Posted by: Makio Yamazaki | December 17, 2007 at 02:48 PM
When I joined IBM, it was explained to me that the overall business model was to spend (of the money that our customers gave us)
30% on marketing and selling
30% on manufacturing
30% on taxes and dividends
9% on product development
1% on basic research
That was in the days when IBM did more manufacturing (disk files, displays, personal computers) and the Global Services business wasn't identified as such; so the balance is probably different now, but the principles are roughly the same.
IBMers in different 'walks of life' within this have different measures of success; and different timescales to work on. The '100% club' for salesmen/women is definitely 'quarterly'. Development is roughly 'annual', and Research can extend maybe up to 5 years.
I'm not sure if you view it as 'One research scientist supports 99 other IBMers'; or 'It takes 99 regular IBMers to support one scientist'; but there's a certain symbiosis.

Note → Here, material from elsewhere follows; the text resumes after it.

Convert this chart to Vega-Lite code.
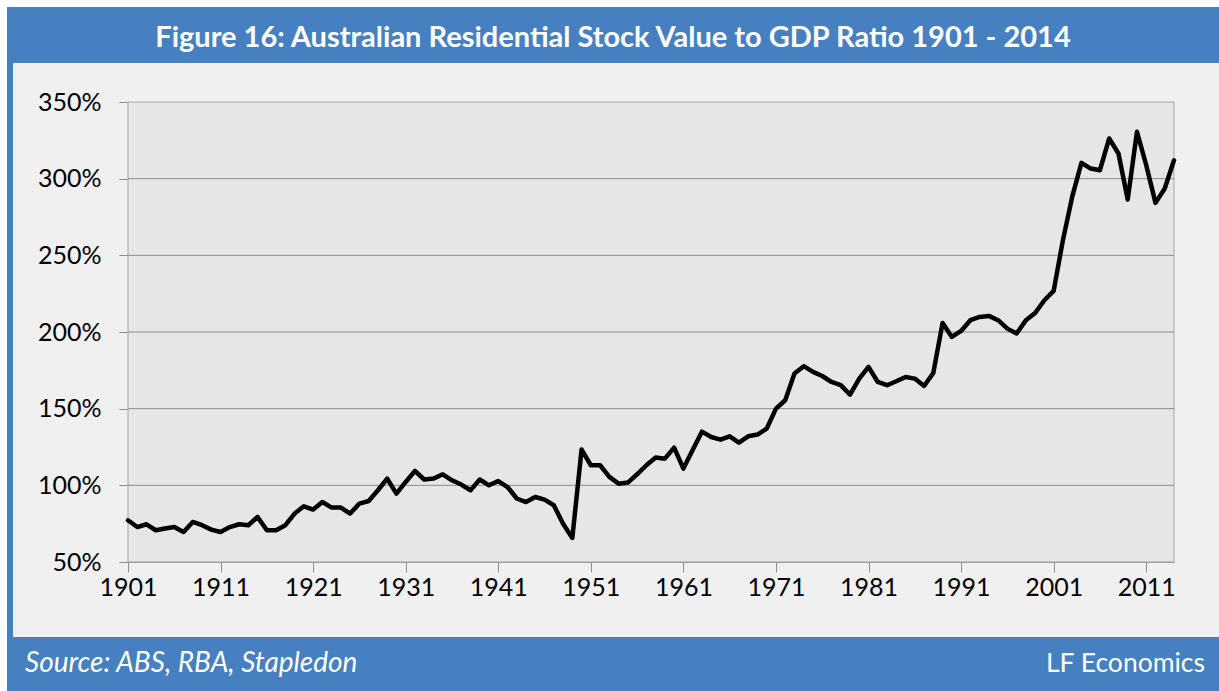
{
  "$schema": "https://vega.github.io/schema/vega-lite/v6.json",
  "background": "white",
  "padding": {"left": 7, "top": 7, "right": 0, "bottom": 0},
  "config": {"view": {"stroke": null}, "font": "Lato"},
  "columns": 2,
  "spacing": 0,
  "bounds": "flush",
  "align": "each",
  "concat": [
    {"width": 6, "height": 56, "view": {"fill": "#4680C1", "stroke": null}, "data": {"values": []}, "mark": "text", "encoding": {}},
    {"width": 1206, "height": 56, "view": {"fill": "#4680C1", "stroke": null},
     "title": {"text": "Figure 16: Australian Residential Stock Value to GDP Ratio 1901 - 2014", "orient": "top", "anchor": "middle", "frame": "group", "offset": -28, "baseline": "middle", "dx": -3, "dy": 32, "font": "Lato", "fontWeight": "bold", "fontSize": 29, "color": "white"},
     "data": {"values": []}, "mark": "text", "encoding": {}},
    {"width": 6, "height": 574, "view": {"fill": "#4680C1", "stroke": null}, "data": {"values": []}, "mark": "text", "encoding": {}},
    {"width": 1206, "height": 574, "view": {"fill": "#F0F0F0", "stroke": null},
     "layer": [
       {"data": {"values": [{}]},
        "mark": {"type": "rect", "fill": "#E6E6E6", "stroke": "#A6A6A6", "strokeWidth": 1},
        "encoding": {
          "x": {"datum": 1901, "type": "quantitative",
                "scale": {"domain": [1901, 2014], "range": [115, 1161], "nice": false, "zero": false},
                "axis": {"values": [1901, 1911, 1921, 1931, 1941, 1951, 1961, 1971, 1981, 1991, 2001, 2011], "format": "d", "offset": -75, "tickSize": 10, "tickColor": "#8C8C8C", "domainColor": "#8C8C8C", "grid": false, "title": null, "labelFont": "Lato", "labelFontSize": 25, "labelColor": "#000000", "labelPadding": 3, "labelFlush": false, "labelOverlap": false}},
          "x2": {"datum": 2014},
          "y": {"datum": 50, "type": "quantitative",
                "scale": {"domain": [50, 350], "range": [499, 39], "nice": false, "zero": false},
                "axis": {"values": [50, 100, 150, 200, 250, 300, 350], "labelExpr": "datum.value + '%'", "offset": -115, "tickSize": 9, "tickColor": "#8C8C8C", "domainColor": "#8C8C8C", "grid": false, "title": null, "labelFont": "Lato", "labelFontSize": 25, "labelColor": "#000000", "labelPadding": 18, "labelOverlap": false}},
          "y2": {"datum": 350}
        }},
       {"data": {"values": [{"v": 100}, {"v": 150}, {"v": 200}, {"v": 250}, {"v": 300}]},
        "mark": {"type": "rule", "color": "#8C8C8C", "strokeWidth": 1},
        "encoding": {"x": {"datum": 1901, "type": "quantitative"}, "x2": {"datum": 2014}, "y": {"field": "v", "type": "quantitative"}}},
       {"data": {"values": [
          {"year": 1901, "ratio": 77.2}, {"year": 1902, "ratio": 72.8}, {"year": 1903, "ratio": 74.6}, {"year": 1904, "ratio": 70.7}, {"year": 1905, "ratio": 71.8},
          {"year": 1906, "ratio": 72.8}, {"year": 1907, "ratio": 69.6}, {"year": 1908, "ratio": 76.1}, {"year": 1909, "ratio": 74.0}, {"year": 1910, "ratio": 71.1},
          {"year": 1911, "ratio": 69.6}, {"year": 1912, "ratio": 72.8}, {"year": 1913, "ratio": 74.6}, {"year": 1914, "ratio": 74.0}, {"year": 1915, "ratio": 79.4},
          {"year": 1916, "ratio": 70.7}, {"year": 1917, "ratio": 70.7}, {"year": 1918, "ratio": 74.0}, {"year": 1919, "ratio": 81.6}, {"year": 1920, "ratio": 86.3},
          {"year": 1921, "ratio": 84.2}, {"year": 1922, "ratio": 89.1}, {"year": 1923, "ratio": 85.5}, {"year": 1924, "ratio": 85.5}, {"year": 1925, "ratio": 81.6},
          {"year": 1926, "ratio": 88.1}, {"year": 1927, "ratio": 89.8}, {"year": 1928, "ratio": 96.8}, {"year": 1929, "ratio": 104.4}, {"year": 1930, "ratio": 94.6},
          {"year": 1931, "ratio": 102.2}, {"year": 1932, "ratio": 109.4}, {"year": 1933, "ratio": 103.8}, {"year": 1934, "ratio": 104.4}, {"year": 1935, "ratio": 107.2},
          {"year": 1936, "ratio": 103.3}, {"year": 1937, "ratio": 100.5}, {"year": 1938, "ratio": 96.8}, {"year": 1939, "ratio": 103.8}, {"year": 1940, "ratio": 100.0},
          {"year": 1941, "ratio": 102.8}, {"year": 1942, "ratio": 98.9}, {"year": 1943, "ratio": 91.4}, {"year": 1944, "ratio": 89.1}, {"year": 1945, "ratio": 92.4},
          {"year": 1946, "ratio": 90.7}, {"year": 1947, "ratio": 87.0}, {"year": 1948, "ratio": 75.0}, {"year": 1949, "ratio": 65.7}, {"year": 1950, "ratio": 123.3},
          {"year": 1951, "ratio": 113.1}, {"year": 1952, "ratio": 113.1}, {"year": 1953, "ratio": 105.5}, {"year": 1954, "ratio": 101.1}, {"year": 1955, "ratio": 101.8},
          {"year": 1956, "ratio": 107.2}, {"year": 1957, "ratio": 113.1}, {"year": 1958, "ratio": 118.1}, {"year": 1959, "ratio": 117.4}, {"year": 1960, "ratio": 124.6},
          {"year": 1961, "ratio": 110.9}, {"year": 1962, "ratio": 123.0}, {"year": 1963, "ratio": 135.0}, {"year": 1964, "ratio": 131.5}, {"year": 1965, "ratio": 129.8},
          {"year": 1966, "ratio": 132.0}, {"year": 1967, "ratio": 127.9}, {"year": 1968, "ratio": 132.0}, {"year": 1969, "ratio": 133.1}, {"year": 1970, "ratio": 137.0},
          {"year": 1971, "ratio": 150.0}, {"year": 1972, "ratio": 155.5}, {"year": 1973, "ratio": 172.9}, {"year": 1974, "ratio": 177.7}, {"year": 1975, "ratio": 174.0},
          {"year": 1976, "ratio": 171.3}, {"year": 1977, "ratio": 167.4}, {"year": 1978, "ratio": 165.3}, {"year": 1979, "ratio": 159.2}, {"year": 1980, "ratio": 169.6},
          {"year": 1981, "ratio": 177.2}, {"year": 1982, "ratio": 167.4}, {"year": 1983, "ratio": 165.3}, {"year": 1984, "ratio": 167.9}, {"year": 1985, "ratio": 170.7},
          {"year": 1986, "ratio": 169.6}, {"year": 1987, "ratio": 164.8}, {"year": 1988, "ratio": 173.3}, {"year": 1989, "ratio": 205.9}, {"year": 1990, "ratio": 196.8},
          {"year": 1991, "ratio": 200.7}, {"year": 1992, "ratio": 207.7}, {"year": 1993, "ratio": 209.8}, {"year": 1994, "ratio": 210.5}, {"year": 1995, "ratio": 207.7},
          {"year": 1996, "ratio": 202.2}, {"year": 1997, "ratio": 199.0}, {"year": 1998, "ratio": 207.7}, {"year": 1999, "ratio": 212.4}, {"year": 2000, "ratio": 220.7},
          {"year": 2001, "ratio": 226.8}, {"year": 2002, "ratio": 259.9}, {"year": 2003, "ratio": 288.1}, {"year": 2004, "ratio": 310.3}, {"year": 2005, "ratio": 306.6},
          {"year": 2006, "ratio": 305.5}, {"year": 2007, "ratio": 326.2}, {"year": 2008, "ratio": 316.4}, {"year": 2009, "ratio": 286.4}, {"year": 2010, "ratio": 330.6},
          {"year": 2011, "ratio": 308.8}, {"year": 2012, "ratio": 284.2}, {"year": 2013, "ratio": 293.6}, {"year": 2014, "ratio": 312.0}
        ]},
        "mark": {"type": "line", "color": "#000000", "strokeWidth": 4.5, "strokeJoin": "round", "strokeCap": "round"},
        "encoding": {"x": {"field": "year", "type": "quantitative"}, "y": {"field": "ratio", "type": "quantitative"}}}
     ]},
    {"width": 6, "height": 54, "view": {"fill": "#4680C1", "stroke": null}, "data": {"values": []}, "mark": "text", "encoding": {}},
    {"width": 1206, "height": 54, "view": {"fill": "#4680C1", "stroke": null},
     "title": {"text": "Source: ABS, RBA, Stapledon", "orient": "top", "anchor": "start", "frame": "group", "offset": -27, "baseline": "middle", "dx": 12, "dy": 28, "font": "Lato", "fontStyle": "italic", "fontWeight": "normal", "fontSize": 28, "color": "white"},
     "data": {"values": [{"t": "LF Economics"}]},
     "mark": {"type": "text", "align": "right", "baseline": "middle", "dx": -14, "dy": -27, "font": "Lato", "fontSize": 26.5, "color": "white"},
     "encoding": {"text": {"field": "t", "type": "nominal"}, "x": {"value": "width"}, "y": {"value": "height"}}}
  ]
}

Without the Research core, IBM would still be manufacturing typewriters. Very good typewriters by this stage, but typewriters nevertheless.
So, we'll see. OS/2 is over, just like typewriters. I think for mass market it's all 'IBM value add on top of a collaboratively-developed shared open-source (Linux) base'.
Lotus SmartSuite is on the glide-path down to land; get your Lotus Symphony here http://symphony.lotus.com/ .
IBM (and therefore IBM's customers) seem to be taking advantage of all the academically-developed software, built in universities over the 25 years since the dawn of the PC era. And why not ? That's what it's there for.
The future may be radically different from the past. And that's good.